Why do you think the Health in All Policies (HiAP) is imperfect?
In ordinary circumstances, if every policy is made around health considerations, then there’s a danger that it’s going to devalue other resources that significant in our community. We fund the arts community, for example, because we believe that arts are inherently valuable. And if we started creating every policy to ensure that it was about ‘health through arts’ then we would be diminishing the value of the contributions that arts have to begin with. So, while I appreciate that policies about the arts, education, etcetera, should be attentive to health concerns – just as they should be attentive to inclusivity, equity, lack of gender bias and so on – I think health value is and important but limited approach most of the time. The danger is that it diminishes the value of other goods in our society by focusing on their health benefits. On the other hand, in the midst of a pandemic, maybe the policies we develop really should be about mitigation and management and trying to keep health at the focus of that.
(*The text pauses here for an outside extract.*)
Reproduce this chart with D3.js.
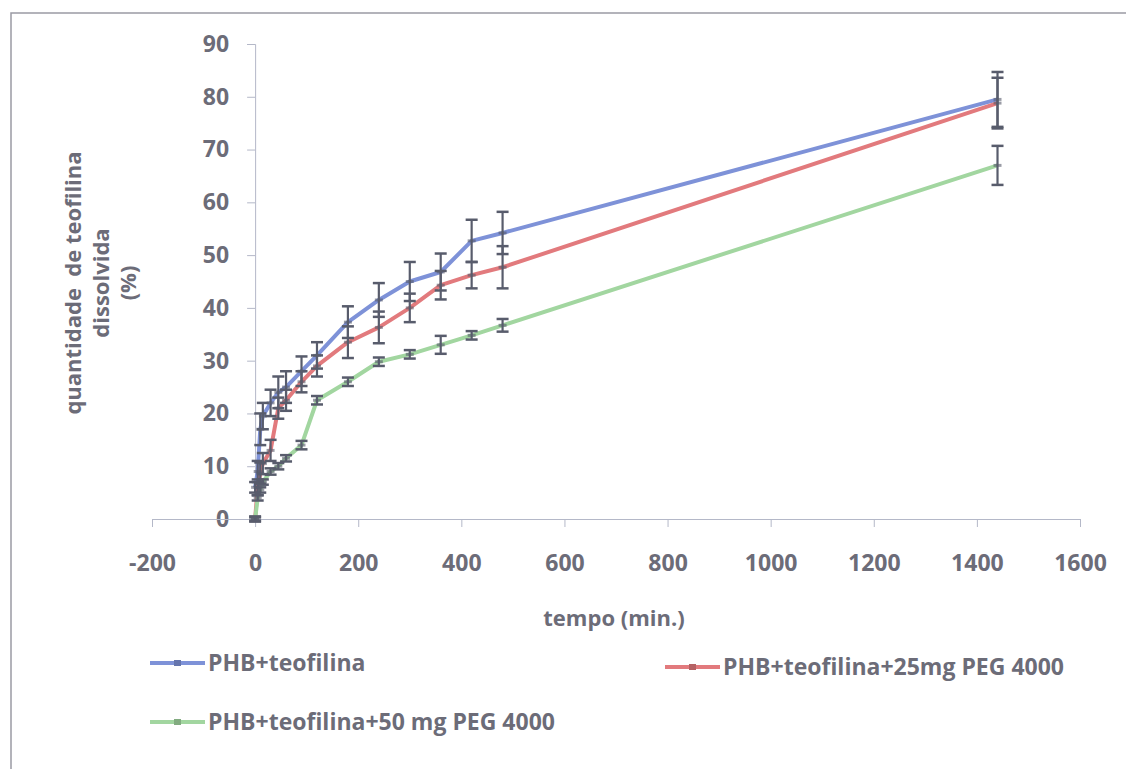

Chen Qiushi and Fang Bin are two citizen journalists who’ve been missing for over two months after sharing pictures and videos early on during the outbreak in Wuhan. Reports claim they were arrested. Is there anything we can do to address governments’ impingement on civil liberties? What are the implications of allowing human rights abuses by other countries to occur unchecked?
A major concern and undercurrent in pandemic response is that governments may take the opportunity to restrict the liberties of their citizens, imposing harsh restrictions for reasons that go beyond protecting the health of citizens. Proportionality is exceptionally important when governments are making decisions about how much restriction they will impose. So, I think governments widely should be scrutinized for the kind of restrictions that they might be taking advantage of. While I can’t comment on the specifics of this case, I will say that the lens we should be using, when it comes to restricting liberties, is a lens of proportionality and that restrictions should meet requirements of necessity and legality. Where the media and journalism are concerned, it’s difficult because it’s the role of reporters to report and they need to be protected for us to be able to benefit from having the information that we need to act autonomously. So, we need to have a free and open media. In terms of what can be done about it, the first step would be to find out more and then put pressure on governments to allow for a level of free speech that we think is necessary to flourish.